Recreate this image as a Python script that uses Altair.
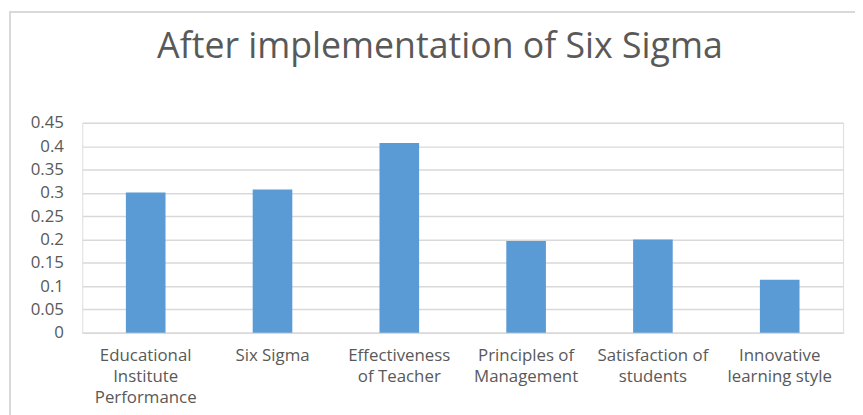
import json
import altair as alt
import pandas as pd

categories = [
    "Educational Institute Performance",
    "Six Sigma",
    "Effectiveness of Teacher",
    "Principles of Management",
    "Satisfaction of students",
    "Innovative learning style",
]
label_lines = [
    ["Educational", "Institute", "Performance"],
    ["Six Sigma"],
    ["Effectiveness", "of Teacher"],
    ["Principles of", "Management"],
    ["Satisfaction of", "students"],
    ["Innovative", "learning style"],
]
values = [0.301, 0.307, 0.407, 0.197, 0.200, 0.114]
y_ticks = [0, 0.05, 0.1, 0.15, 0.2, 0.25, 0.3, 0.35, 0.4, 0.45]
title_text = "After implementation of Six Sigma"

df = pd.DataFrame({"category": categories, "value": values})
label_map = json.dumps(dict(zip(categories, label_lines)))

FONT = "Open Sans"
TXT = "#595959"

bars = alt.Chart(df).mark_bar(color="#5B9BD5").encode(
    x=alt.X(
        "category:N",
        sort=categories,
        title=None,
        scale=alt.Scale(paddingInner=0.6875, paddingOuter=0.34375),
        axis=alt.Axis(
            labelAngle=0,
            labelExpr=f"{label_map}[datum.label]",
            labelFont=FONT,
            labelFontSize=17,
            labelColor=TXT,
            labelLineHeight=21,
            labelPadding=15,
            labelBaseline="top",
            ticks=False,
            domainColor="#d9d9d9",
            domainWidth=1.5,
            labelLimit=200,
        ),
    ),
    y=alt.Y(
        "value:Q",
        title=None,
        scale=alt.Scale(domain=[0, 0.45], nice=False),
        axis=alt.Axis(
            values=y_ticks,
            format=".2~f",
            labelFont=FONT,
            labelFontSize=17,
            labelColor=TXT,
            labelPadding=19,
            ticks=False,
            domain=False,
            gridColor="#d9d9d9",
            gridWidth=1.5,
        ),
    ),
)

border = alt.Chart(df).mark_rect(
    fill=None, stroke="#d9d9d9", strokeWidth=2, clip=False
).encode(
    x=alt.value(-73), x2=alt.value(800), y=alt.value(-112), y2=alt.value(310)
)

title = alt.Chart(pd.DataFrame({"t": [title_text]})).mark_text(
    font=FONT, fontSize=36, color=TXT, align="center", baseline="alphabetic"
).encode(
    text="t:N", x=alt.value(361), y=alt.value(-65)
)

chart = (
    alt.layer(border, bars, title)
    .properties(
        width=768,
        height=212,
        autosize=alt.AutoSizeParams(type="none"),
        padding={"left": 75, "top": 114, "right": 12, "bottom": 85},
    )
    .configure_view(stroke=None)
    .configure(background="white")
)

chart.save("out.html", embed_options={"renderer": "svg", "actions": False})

■ Objective ■
Write out the material above again, word for word, minus its pictures.

■ Solution to the problem ■
Recreate this image as a Python script that uses Altair.
import json
import altair as alt
import pandas as pd

categories = [
    "Educational Institute Performance",
    "Six Sigma",
    "Effectiveness of Teacher",
    "Principles of Management",
    "Satisfaction of students",
    "Innovative learning style",
]
label_lines = [
    ["Educational", "Institute", "Performance"],
    ["Six Sigma"],
    ["Effectiveness", "of Teacher"],
    ["Principles of", "Management"],
    ["Satisfaction of", "students"],
    ["Innovative", "learning style"],
]
values = [0.301, 0.307, 0.407, 0.197, 0.200, 0.114]
y_ticks = [0, 0.05, 0.1, 0.15, 0.2, 0.25, 0.3, 0.35, 0.4, 0.45]
title_text = "After implementation of Six Sigma"

df = pd.DataFrame({"category": categories, "value": values})
label_map = json.dumps(dict(zip(categories, label_lines)))

FONT = "Open Sans"
TXT = "#595959"

bars = alt.Chart(df).mark_bar(color="#5B9BD5").encode(
    x=alt.X(
        "category:N",
        sort=categories,
        title=None,
        scale=alt.Scale(paddingInner=0.6875, paddingOuter=0.34375),
        axis=alt.Axis(
            labelAngle=0,
            labelExpr=f"{label_map}[datum.label]",
            labelFont=FONT,
            labelFontSize=17,
            labelColor=TXT,
            labelLineHeight=21,
            labelPadding=15,
            labelBaseline="top",
            ticks=False,
            domainColor="#d9d9d9",
            domainWidth=1.5,
            labelLimit=200,
        ),
    ),
    y=alt.Y(
        "value:Q",
        title=None,
        scale=alt.Scale(domain=[0, 0.45], nice=False),
        axis=alt.Axis(
            values=y_ticks,
            format=".2~f",
            labelFont=FONT,
            labelFontSize=17,
            labelColor=TXT,
            labelPadding=19,
            ticks=False,
            domain=False,
            gridColor="#d9d9d9",
            gridWidth=1.5,
        ),
    ),
)

border = alt.Chart(df).mark_rect(
    fill=None, stroke="#d9d9d9", strokeWidth=2, clip=False
).encode(
    x=alt.value(-73), x2=alt.value(800), y=alt.value(-112), y2=alt.value(310)
)

title = alt.Chart(pd.DataFrame({"t": [title_text]})).mark_text(
    font=FONT, fontSize=36, color=TXT, align="center", baseline="alphabetic"
).encode(
    text="t:N", x=alt.value(361), y=alt.value(-65)
)

chart = (
    alt.layer(border, bars, title)
    .properties(
        width=768,
        height=212,
        autosize=alt.AutoSizeParams(type="none"),
        padding={"left": 75, "top": 114, "right": 12, "bottom": 85},
    )
    .configure_view(stroke=None)
    .configure(background="white")
)

chart.save("out.html", embed_options={"renderer": "svg", "actions": False})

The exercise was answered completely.